La segunda razón por la cual nos debe quitar el sueño la comercialización de todo –incluyendo el voto– es más difícil de describir, como sugiere Sandel. No tiene que ver con la desigualdad o con la equidad, sino con el poder corrosivo de los mercados. Ponerle un precio a todo corrompe. Y eso es porque los mercados no asignan solamente bienes; también expresan y promueven ciertas actitudes sobre los bienes que se intercambian. Pagarle a un periodista para que entreviste a un candidato presidencial o hable bien de él degrada al periodismo como “Cuarto Poder”. Pagarle a un elector para que vote por cierto partido a cambio de un saco de cemento degrada al proceso electoral. Como país, hemos aceptado, implícitamente, que es apropiado o válido convertir al periodismo y a las elecciones en instrumentos de uso y ganancia.
No hemos debatido si eso es correcto o no. Tan sólo hemos permitido que ocurra, sin preguntarnos si hay bienes o espacios o decisiones que no deben ser regidos por la lógica del dinero. Una discusión seria sobre el alcance y el papel del mercado está ausente de la discusión política. Más bien el tema principal ha sido la “imposición” de Enrique Peña Nieto sin tomar en cuenta las tendencias generalizadas que llevaron a que contendiera de la forma –inequitativa y corrupta– en la cual lo hizo. La política en México ha sido candente en las últimas semanas, pero no alrededor del meollo del asunto: la ausencia de un argumento moral sobre la perniciosa influencia del dinero en la vida política y periodística del país. Como sugiere Sandel, hay un vacío moral en la política contemporánea que afecta a todos los partidos, mientras se acusan unos a otros de lo que todos practican. Y de allí la desilusión ciudadana con un sistema político que parece incapaz de actuar por el bien común o atender las preguntas que más importan.

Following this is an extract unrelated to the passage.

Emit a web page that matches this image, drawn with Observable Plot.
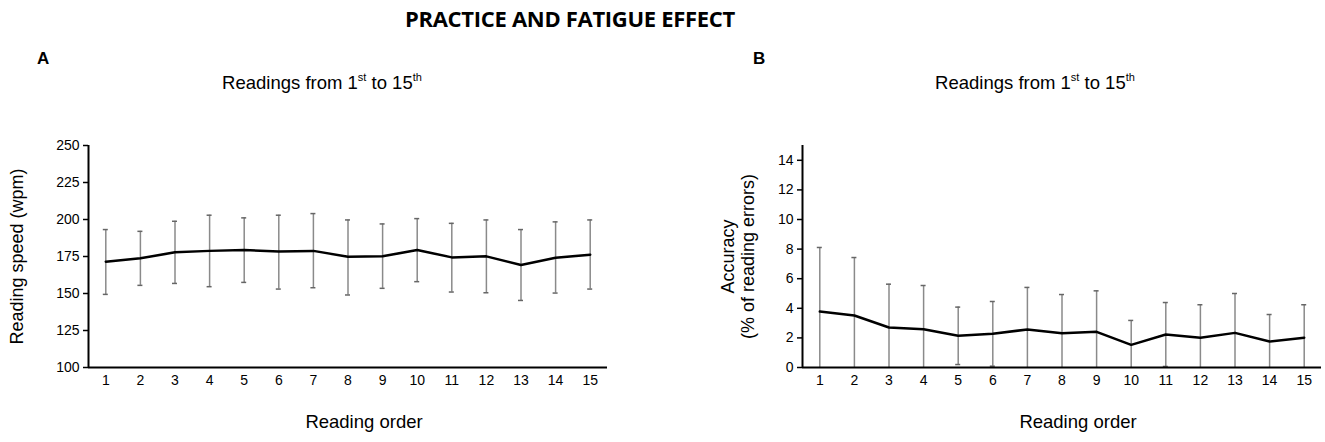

En un país donde la cobertura favorable se compra y los votos se venden, el peso del dinero ha acarreado un alto precio. Ha drenado el discurso público de la energía moral y cívica que debería tener. Ha llevado a que todos los partidos caigan en el uso del clientelismo rampante sin consecuencias. De allí el imperativo de debatir sobre los límites morales del mercado y en qué ambitos –el periodismo y las elecciones– no debería estar. De allí el imperativo de entender que comprar y vender ciertas cosas las corrompe y las degrada. Si no permitimos que los padres vendan a sus hijos, no deberíamos permitir que los ciudadanos vendan sus votos o los periodistas vendan su cobertura. Debemos creer, colectivamente, que vender estas cosas las valora de mala manera y cultiva malos hábitos. Debemos pensar en el precio que pagamos por vivir en un país en el cual ya todo parece estar a la venta. Hasta la Presidencia.